4 May 2012
Album review – The Plum Tree And The Rose. “An amazing album where the listener should be thanksgiving to a singer-songwriter who is without parallel. A classic.”
The Plum Tree and The Rose
Within 15 seconds of listening to this album, you realise that this is a very special CD from a unique and talented singer-songwriter. After the warm and delightful opener “Lift You Up and Let You Fly”, you are then told the story of how an incredible lady in the late 1500s built the magnificent Hardwick Hall near Chesterfield, knowing she had created something special which would still be talked about for many years to come, very much like this album. The cover of “Solid Air” is a fitting tribute to Nick Drake who no doubt would nod in appreciation of a powerful and memorable rendition. In “Kenilworth” and “In Derby Cathedral”, Sarah combines the asking of the big questions about life, while celebrating the human spirit and resourcefulness needed to face life’s problems, which is revisited later with the album’s title track.
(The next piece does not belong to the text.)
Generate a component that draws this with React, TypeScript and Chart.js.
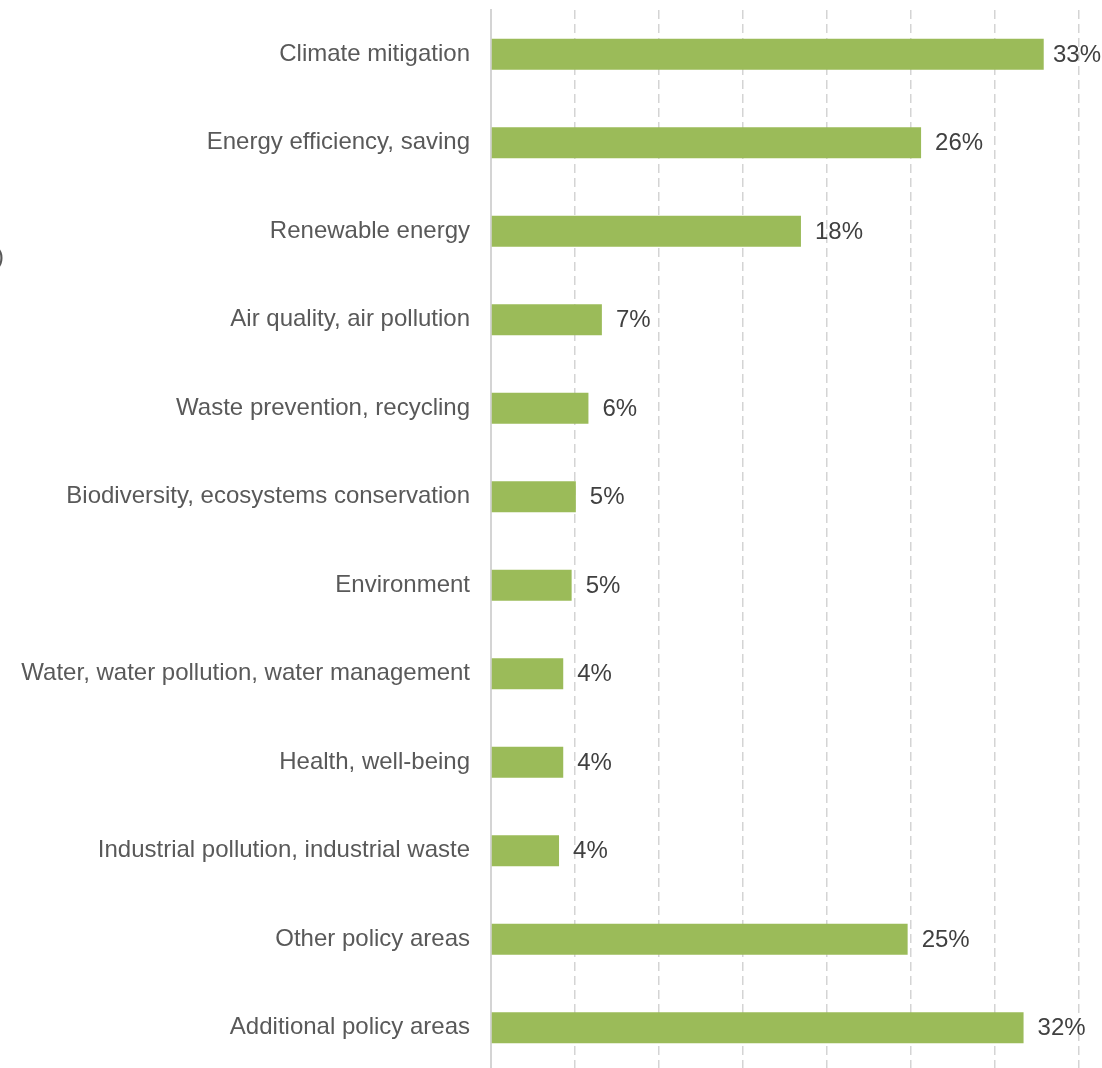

The economic state of the world and all its knock-on effects are brought to the fore with intelligence, compassion and integrity in “The Sun Goes On Rising”. The listener is then taken on a wonderful insight to the music of hundreds of years ago and which are dramatically brought to life with “S’Anc Fuy Belha Ni Prezada”, “Can She Excuse My Wrongs” and “New Oysters New” which takes us back to the 13th century, Elizabethan age and the early 17th century. The pictures Sarah paints vocally are so vibrant and strong in “So Much Rain” and yet highlight a delicacy within her delivery that creates an atmosphere of warmth and the performance in the next track (”What Are We going To Do”) is a tribute to her talents. “In Gratitude I Sing” is a perfect end to an amazing album where the listener should be thanksgiving to a singer-songwriter who is without parallel. A classic.